How to Bid on an eBay Auction
To give you a sense of the eBay auction process, here’s a real-world example. Say you searched and found an item you wanted, Home-baked Snickerdoodle cookies. (Yes, you can find real food in the Home and Garden→Food and Wine category!) After reading the seller’s feedback (and skipping lunch), you want the item even more! None of this seller’s previous buyers were unhappy with the product.
For a dozen cookies, the starting bid is $6.95, and the auction ends in over four days. So you need to observe several things about the auction. How many more are up for sale on the eBay site? A simple search shows that only one is up for auction. What did they sell for in the past?

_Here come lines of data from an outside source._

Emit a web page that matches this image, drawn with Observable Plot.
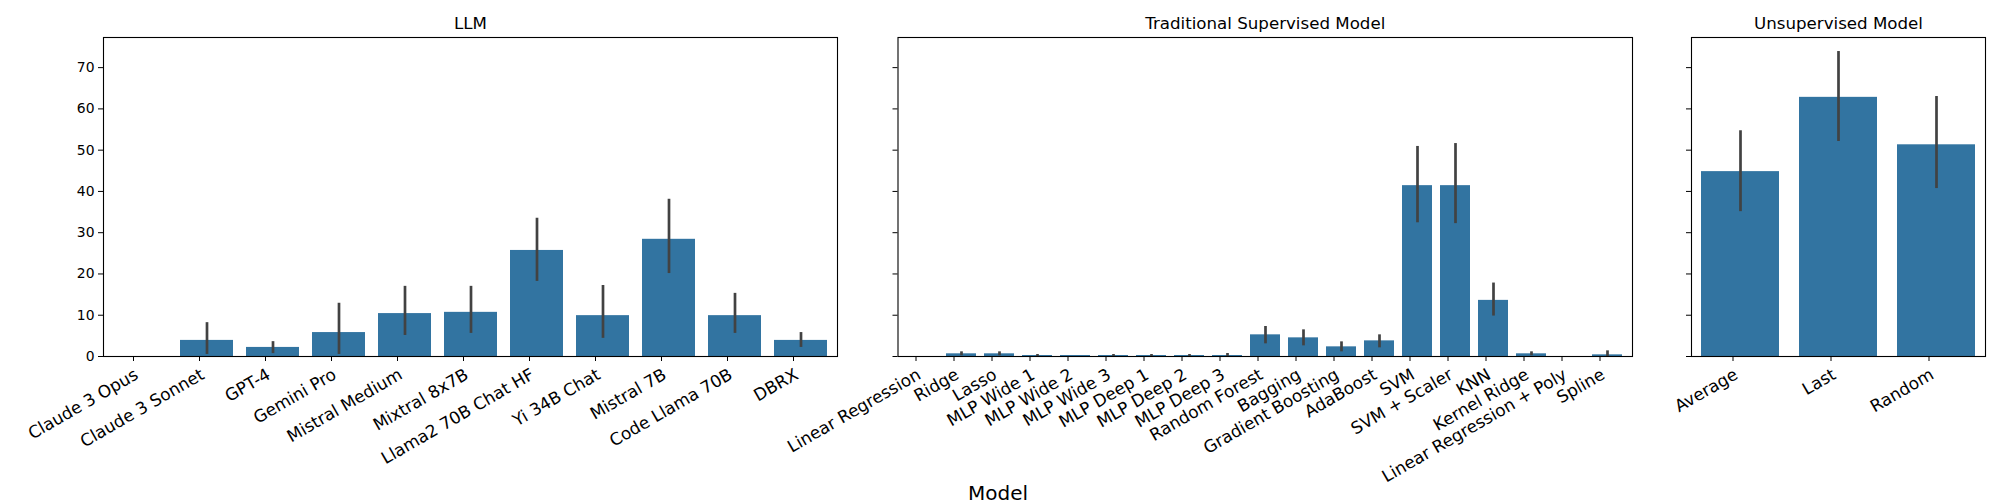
<!DOCTYPE html>
<html>
<head>
<meta charset="utf-8">
<script src="https://cdn.jsdelivr.net/npm/d3@7"></script>
<script src="https://cdn.jsdelivr.net/npm/@observablehq/plot@0.6"></script>
<style>
  body { margin: 0; background: white; }
  #wrap { position: relative; width: 2000px; height: 500px; overflow: hidden; background: white; font-family: "DejaVu Sans", sans-serif; }
  #xlabel { position: absolute; left: 0; width: 1996px; top: 480.5px; text-align: center; font-size: 20px; line-height: normal; color: black; }
</style>
</head>
<body>
<div id="wrap"><div id="xlabel">Model</div></div>
<script>
// ---- Data ----
const llmModels = ["Claude 3 Opus", "Claude 3 Sonnet", "GPT-4", "Gemini Pro", "Mistral Medium", "Mixtral 8x7B",
  "Llama2 70B Chat HF", "Yi 34B Chat", "Mistral 7B", "Code Llama 70B", "DBRX"];
const llmMean = [0, 3.9, 2.2, 5.8, 10.4, 10.7, 25.7, 9.9, 28.4, 9.9, 3.9];
const llmLow  = [0, 0.5, 0.7, 0.5, 5.1, 5.6, 18.2, 4.4, 20.1, 5.6, 2.2];
const llmHigh = [0, 8.2, 3.6, 12.9, 17.0, 17.0, 33.5, 17.2, 38.1, 15.3, 5.8];

const tradModels = ["Linear Regression", "Ridge", "Lasso", "MLP Wide 1", "MLP Wide 2", "MLP Wide 3",
  "MLP Deep 1", "MLP Deep 2", "MLP Deep 3", "Random Forest", "Bagging", "Gradient Boosting", "AdaBoost",
  "SVM", "SVM + Scaler", "KNN", "Kernel Ridge", "Linear Regression + Poly", "Spline"];
const tradMean = [0, 0.65, 0.65, 0.24, 0.24, 0.24, 0.24, 0.24, 0.24, 5.25, 4.52, 2.34, 3.79, 41.4, 41.4, 13.6, 0.65, 0, 0.4];
const tradLow  = [0, 0.16, 0.16, 0.0, 0.24, 0.0, 0.0, 0.0, 0.0, 3.07, 2.58, 1.13, 2.1, 32.4, 32.2, 9.8, 0.16, 0, 0];
const tradHigh = [0, 1.13, 1.13, 0.48, 0.24, 0.48, 0.48, 0.48, 0.73, 7.27, 6.46, 3.55, 5.25, 50.9, 51.6, 17.8, 1.13, 0, 1.37];

const unsupModels = ["Average", "Last", "Random"];
const unsupMean = [44.8, 62.8, 51.3];
const unsupLow  = [35.1, 52.1, 40.7];
const unsupHigh = [54.7, 73.9, 63.0];

const yTicks = [0, 10, 20, 30, 40, 50, 60, 70];
const yMax = 77.3;
const barColor = "#3274a1";
const errColor = "#424242";

function panel({title, models, mean, low, high, left, width, marginLeft, marginRight, showY}) {
  const rows = models.map((m, i) => ({model: m, mean: mean[i], low: low[i], high: high[i]}));
  const chart = Plot.plot({
    width, height: 500,
    marginTop: 37, marginBottom: 144, marginLeft, marginRight,
    style: {fontFamily: "DejaVu Sans", fontSize: "13.9px", color: "black", background: "transparent", overflow: "visible"},
    x: {domain: models, paddingInner: 0.2, paddingOuter: 0.1, label: null},
    y: {domain: [0, yMax], label: null},
    marks: [
      Plot.barY(rows, {x: "model", y: "mean", fill: barColor}),
      Plot.ruleX(rows.filter(d => d.high > d.low), {x: "model", y1: "low", y2: "high", stroke: errColor, strokeWidth: 2.7}),
      Plot.axisY({ticks: yTicks, tickSize: 5, tickPadding: 4, tickFormat: showY ? (d => String(d)) : (() => ""), label: null, fontSize: 13.9}),
      Plot.axisX({tickSize: 5, tickRotate: -30, tickPadding: 6, dx: -7.5, textAnchor: "end", lineAnchor: "top", fontSize: 16.9, label: null}),
      Plot.frame({stroke: "black", strokeWidth: 1.1}),
      Plot.text([title], {frameAnchor: "top", dy: -14, lineAnchor: "middle", fontSize: 16.67, fill: "black"})
    ]
  });
  chart.style.position = "absolute";
  chart.style.left = left + "px";
  chart.style.top = "0px";
  document.getElementById("wrap").appendChild(chart);
}

panel({title: "LLM", models: llmModels, mean: llmMean, low: llmLow, high: llmHigh,
  left: 0, width: 870, marginLeft: 103, marginRight: 33, showY: true});
panel({title: "Traditional Supervised Model", models: tradModels, mean: tradMean, low: tradLow, high: tradHigh,
  left: 740, width: 920, marginLeft: 157.5, marginRight: 28, showY: false});
panel({title: "Unsupervised Model", models: unsupModels, mean: unsupMean, low: unsupLow, high: unsupHigh,
  left: 1600, width: 400, marginLeft: 91, marginRight: 15, showY: false});
</script>
</body>
</html>
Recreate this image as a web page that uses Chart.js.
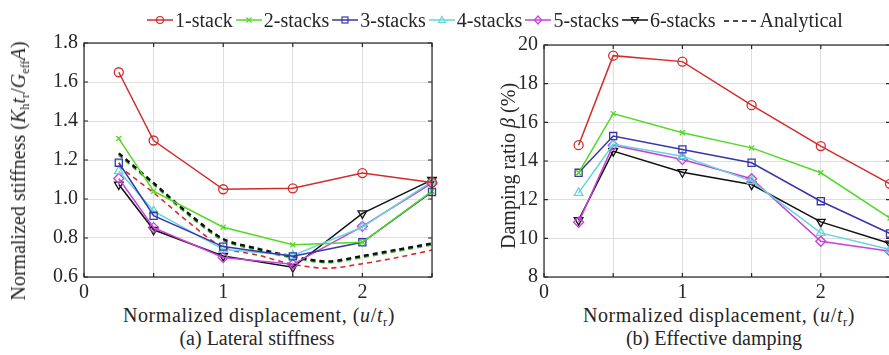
<!DOCTYPE html>
<html>
<head>
<meta charset="utf-8">
<script src="https://cdn.jsdelivr.net/npm/chart.js@4/dist/chart.umd.min.js"></script>
<style>
  html, body { margin:0; padding:0; background:#fff; }
  body { width:889px; height:355px; overflow:hidden; position:relative; font-family:'Liberation Serif', serif; color:#262626; }
  .abs { position:absolute; white-space:nowrap; font-size:20px; line-height:1; font-family:'Liberation Serif', serif; }
  .c { transform:translate(-50%,-50%); }
  .xt { letter-spacing:0.6px; }
  .rot { transform:translate(-50%,-50%) rotate(-90deg); }
  sub { font-size:0.62em; vertical-align:-0.3em; line-height:0; }
  #legend { position:absolute; left:147px; top:8px; display:flex; align-items:center; font-size:20px; line-height:24px; white-space:nowrap; font-family:'Liberation Serif', serif; }
  #legend .it { display:flex; align-items:center; margin-right:3px; }
  #legend svg { margin-right:2px; }
  canvas { position:absolute; top:0; }
</style>
</head>
<body>
<canvas id="left" width="440" height="300" style="left:0;width:440px;height:300px"></canvas>
<canvas id="right" width="460" height="300" style="left:450px;width:460px;height:300px"></canvas>

<div id="legend"></div>

<div class="abs rot" style="left:18px;top:171px">Normalized stiffness (<i>K</i><sub>h</sub><i>t</i><sub>r</sub>/<i>G</i><sub>eff</sub><i>A</i>)</div>
<div class="abs rot" style="left:508px;top:166px">Damping ratio <i>β</i> (%)</div>
<div class="abs c xt" style="left:259px;top:315px">Normalized displacement, (<i>u</i>/<i>t</i><sub>r</sub>)</div>
<div class="abs c xt" style="left:719px;top:315px">Normalized displacement, (<i>u</i>/<i>t</i><sub>r</sub>)</div>
<div class="abs c" style="left:257px;top:338px">(a) Lateral stiffness</div>
<div class="abs c" style="left:714px;top:338px">(b) Effective damping</div>

<script>
// ---------- DATA ----------
const seriesNames = ['1-stack', '2-stacks', '3-stacks', '4-stacks', '5-stacks', '6-stacks'];
const xDisp = [0.25, 0.5, 1, 1.5, 2, 2.5];

const stiff1 = [1.65, 1.30, 1.05, 1.055, 1.133, 1.085];
const stiff2 = [1.31, 1.04, 0.855, 0.765, 0.778, 1.04];
const stiff3 = [1.186, 0.914, 0.756, 0.706, 0.778, 1.036];
const stiff4 = [1.143, 0.938, 0.742, 0.71, 0.856, 1.09];
const stiff5 = [1.105, 0.853, 0.70, 0.665, 0.86, 1.082];
const stiff6 = [1.074, 0.842, 0.708, 0.65, 0.926, 1.098];

const xAnalytical = [0.25, 0.5, 0.75, 1, 1.25, 1.5, 1.75, 2, 2.25, 2.5];
const anaBlack = [1.234, 1.082, 0.926, 0.795, 0.745, 0.705, 0.68, 0.708, 0.74, 0.772];
const anaGreen = [1.226, 1.074, 0.918, 0.788, 0.738, 0.699, 0.674, 0.701, 0.733, 0.765];
const anaRed   = [1.168, 1.032, 0.882, 0.752, 0.712, 0.665, 0.645, 0.668, 0.70, 0.738];

const damp1 = [14.82, 19.45, 19.14, 16.89, 14.77, 12.82];
const damp2 = [13.39, 16.45, 15.46, 14.68, 13.39, 11.05];
const damp3 = [13.39, 15.29, 14.60, 13.91, 11.92, 10.25];
const damp4 = [12.35, 14.86, 14.25, 12.96, 10.28, 9.42];
const damp5 = [10.83, 14.82, 14.08, 13.08, 9.85, 9.33];
const damp6 = [10.94, 14.51, 13.42, 12.78, 10.85, 9.73];

const xTickValues = [0, 0.5, 1, 1.5, 2, 2.5];
const xTickLabels = ['0', '', '1', '', '2', ''];
const stiffTickValues = [0.6, 0.8, 1.0, 1.2, 1.4, 1.6, 1.8];
const stiffTickLabels = ['0.6', '0.8', '1.0', '1.2', '1.4', '1.6', '1.8'];
const dampTickValues = [8, 10, 12, 14, 16, 18, 20];
const dampTickLabels = ['8', '10', '12', '14', '16', '18', '20'];

// ---------- STYLE ----------
const colors = ['#d42b2b', '#52d925', '#3737a8', '#62d5de', '#c741da', '#111111'];
const pStyles = ['circle', 'crossRot', 'rect', 'triangle', 'rectRot', 'triangle'];
const pRot = [0, 0, 0, 0, 0, 180];
const pRad = [4.5, 3.5, 5, 5, 5, 5];
const FONT = 'Liberation Serif';
const AXC = '#262626';
Chart.defaults.font.family = FONT;

function pts(xs, ys) { return xs.map((x, i) => ({ x, y: ys[i] })); }

function solidSets(arrs) {
  return arrs.map((a, i) => ({
    label: seriesNames[i],
    data: pts(xDisp, a),
    borderColor: colors[i],
    backgroundColor: 'rgba(0,0,0,0)',
    borderWidth: 1.5,
    pointStyle: pStyles[i],
    pointRotation: pRot[i],
    pointRadius: pRad[i],
    pointBorderWidth: 1.3,
    pointBorderColor: colors[i],
    pointBackgroundColor: 'rgba(0,0,0,0)',
    tension: 0,
    clip: false
  }));
}

function dashSet(label, ys, color, w) {
  return {
    label, data: pts(xAnalytical, ys),
    borderColor: color, backgroundColor: 'rgba(0,0,0,0)',
    borderWidth: w, borderDash: [5, 4], pointRadius: 0, tension: 0.3, clip: false
  };
}

const boxPlugin = {
  id: 'boxTicks',
  afterDraw(chart) {
    const { ctx, chartArea: a, scales: { x, y } } = chart;
    ctx.save();
    ctx.strokeStyle = AXC;
    ctx.lineWidth = 1.2;
    ctx.strokeRect(a.left, a.top, a.right - a.left, a.bottom - a.top);
    const L = 4;
    ctx.beginPath();
    x.ticks.forEach(t => {
      const px = x.getPixelForValue(t.value);
      ctx.moveTo(px, a.bottom); ctx.lineTo(px, a.bottom - L);
      ctx.moveTo(px, a.top); ctx.lineTo(px, a.top + L);
    });
    y.ticks.forEach(t => {
      const py = y.getPixelForValue(t.value);
      ctx.moveTo(a.left, py); ctx.lineTo(a.left + L, py);
      ctx.moveTo(a.right, py); ctx.lineTo(a.right - L, py);
    });
    ctx.stroke();
    ctx.restore();
  }
};

function makeChart(id, datasets, yVals, yLabels, yWidth, pad) {
  return new Chart(document.getElementById(id), {
    type: 'line',
    data: { datasets },
    options: {
      responsive: false, animation: false, devicePixelRatio: 1,
      layout: { padding: pad },
      plugins: { legend: { display: false }, tooltip: { enabled: false } },
      scales: {
        x: {
          type: 'linear', min: 0, max: 2.5,
          afterBuildTicks: s => { s.ticks = xTickValues.map(v => ({ value: v })); },
          afterFit: s => { s.height = 23; },
          grid: { color: '#dedede', lineWidth: 1, drawTicks: false },
          border: { display: false },
          ticks: { padding: 4, color: AXC, font: { family: FONT, size: 20 }, maxRotation: 0, autoSkip: false,
                   callback: (v) => xTickLabels[xTickValues.indexOf(v)] ?? '' }
        },
        y: {
          type: 'linear', min: yVals[0], max: yVals[yVals.length - 1],
          afterBuildTicks: s => { s.ticks = yVals.map(v => ({ value: v })); },
          afterFit: s => { s.width = yWidth; },
          grid: { color: '#dedede', lineWidth: 1, drawTicks: false },
          border: { display: false },
          ticks: { padding: 6, color: AXC, font: { family: FONT, size: 20 }, autoSkip: false,
                   callback: (v) => yLabels[yVals.findIndex(t => Math.abs(t - v) < 1e-9)] ?? '' }
        }
      }
    },
    plugins: [boxPlugin]
  });
}

const leftSets = [
  ...solidSets([stiff1, stiff2, stiff3, stiff4, stiff5, stiff6]),
  dashSet('Analytical', anaBlack, '#111111', 2.4),
  dashSet('Analytical (2)', anaGreen, '#3fb52a', 2),
  dashSet('Analytical (1)', anaRed, '#d42b2b', 1.6)
];
makeChart('left', leftSets, stiffTickValues, stiffTickLabels, 84, { top: 43, left: 0, right: 8, bottom: 0 });
makeChart('right', solidSets([damp1, damp2, damp3, damp4, damp5, damp6]), dampTickValues, dampTickLabels, 94, { top: 45, left: 0, right: 20, bottom: 0 });

// ---------- LEGEND (HTML) ----------
function markerSvg(i) {
  const c = colors[i];
  let m = '';
  switch (i) {
    case 0: m = `<circle cx="13" cy="7" r="3.5" fill="none" stroke="${c}" stroke-width="1.2"/>`; break;
    case 1: m = `<path d="M10.5 4.5 L15.5 9.5 M15.5 4.5 L10.5 9.5" stroke="${c}" stroke-width="1.2"/>`; break;
    case 2: m = `<rect x="10" y="4" width="6" height="6" fill="none" stroke="${c}" stroke-width="1.2"/>`; break;
    case 3: m = `<path d="M13 3.5 L16.5 9.5 L9.5 9.5 Z" fill="none" stroke="${c}" stroke-width="1.2"/>`; break;
    case 4: m = `<path d="M13 3 L16.5 7 L13 11 L9.5 7 Z" fill="none" stroke="${c}" stroke-width="1.2"/>`; break;
    case 5: m = `<path d="M13 10.5 L16.5 4.5 L9.5 4.5 Z" fill="none" stroke="${c}" stroke-width="1.2"/>`; break;
  }
  return `<svg width="26" height="14"><line x1="0" y1="7" x2="26" y2="7" stroke="${c}" stroke-width="1.5"/>${m}</svg>`;
}
const lg = document.getElementById('legend');
let html = '';
seriesNames.forEach((n, i) => { html += `<span class="it">${markerSvg(i)}<span>${n}</span></span>`; });
html += `<span class="it" style="margin-left:5px"><svg width="34" height="14"><line x1="0" y1="8" x2="34" y2="8" stroke="#111" stroke-width="1.5" stroke-dasharray="5,4"/></svg><span>Analytical</span></span>`;
lg.innerHTML = html;
</script>
</body>
</html>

You have to make some decisions and observations as a buyer, even if all you’re after is yummy snacks. Because these cookie auctions have an active bidding pattern, at this early stage, you decide to bid the minimum amount just to get the item to show up as one of the items in the my eBay page→Buy→Bids/Offers area.
Bidding can be like a game of poker. If you want to win a one-of-a-kind item, don’t show your hand to other bidders. Simply mark the auction to watch. Note, however, that this strategy isn’t necessary for an item that will be sure to be listed again.
When it comes to auctions, the highest bid wins. Remember this, please. People are constantly boo-hooing because they’ve been outbid at the last minute. You can’t be outbid if you’re the high bidder!
Bidding on eBay goes up by a prescribed bid increment, which is the minimum amount by which your bid can be raised. But what if you’re not able to sit in on an auction 24 hours a day, 7 days a week, upping your bid every time someone bids against you?
You do receive e-mail messages from eBay (or notifications on your smartphone app) to let you know that you’ve been outbid, but you may busy doing other things and you might not get the notice in time to place a new competitive bid.
If you’re interested in an item but you don’t have the time to follow it closely from the beginning of the auction to its conclusion, you can place a proxy bid using eBay’s automatic bidding system to place your bid for the highest amount you’re willing to pay for an item — without spending your valuable time constantly following the auction.
eBay will increase your bid automatically on your behalf (using the prescribed bid increment) up to your maximum bid — to maintain your position as the high bidder or to meet the item's reserve price.
Instead of waiting it out with eBay's automatic bidding, you can also go to the seller’s eBay Store to see whether a duplicate item is for sale at a fixed price. Or, if the seller has set a Buy It Now price and (again) you’re too impatient to wait until the end of the auction to win, click Buy It Now and go from there.
Before you place your proxy bid, you should give serious thought to how much you want to pay for the item. When you place an automatic bid (a proxy bid) on eBay, eBay’s bidding engine places only enough of your bid to outbid the previous bidder.
If there are no previous bidders and the seller has not entered a reserve price, your bid appears as the minimum auction bid until someone bids against you. Your bid increases incrementally in response to other bids against yours.
|Current High Bid ($)||Next Bid Increased By ($)|
|5000.00 and up||100.00|
No one will know how much your proxy bid is — unless someone outbids you and becomes the high bidder. To place a proxy bid in an auction, follow these steps:
Type your maximum bid in the appropriate box, or click the Place Bid button.
A confirmation page appears, and you have one last chance to back out.
If everything is in order, click Confirm Bid. Or, if you get cold feet, click Change bid.
After you’ve placed your bid, the next page lets you know whether you’re the high bidder.
The confirmation page tells you if you are the high bidder. If you’re not the high bidder, just click the Increase max bid button and place another bid.
You’ll often come across auctions that have the words Reserve not met next to the bid amount. By placing a reserve price on the auction, the seller ensures that the item will not sell until the bidding reaches that mysterious reserve figure.
Private auctions are handled in the same way as plain vanilla auctions, except only the buyer and seller know who the winner is. As a matter of fact, all bidders’ names are hidden from anyone other than the seller.
After you’ve been on eBay for a while, you might see the same group of names bidding on the same auctions as you.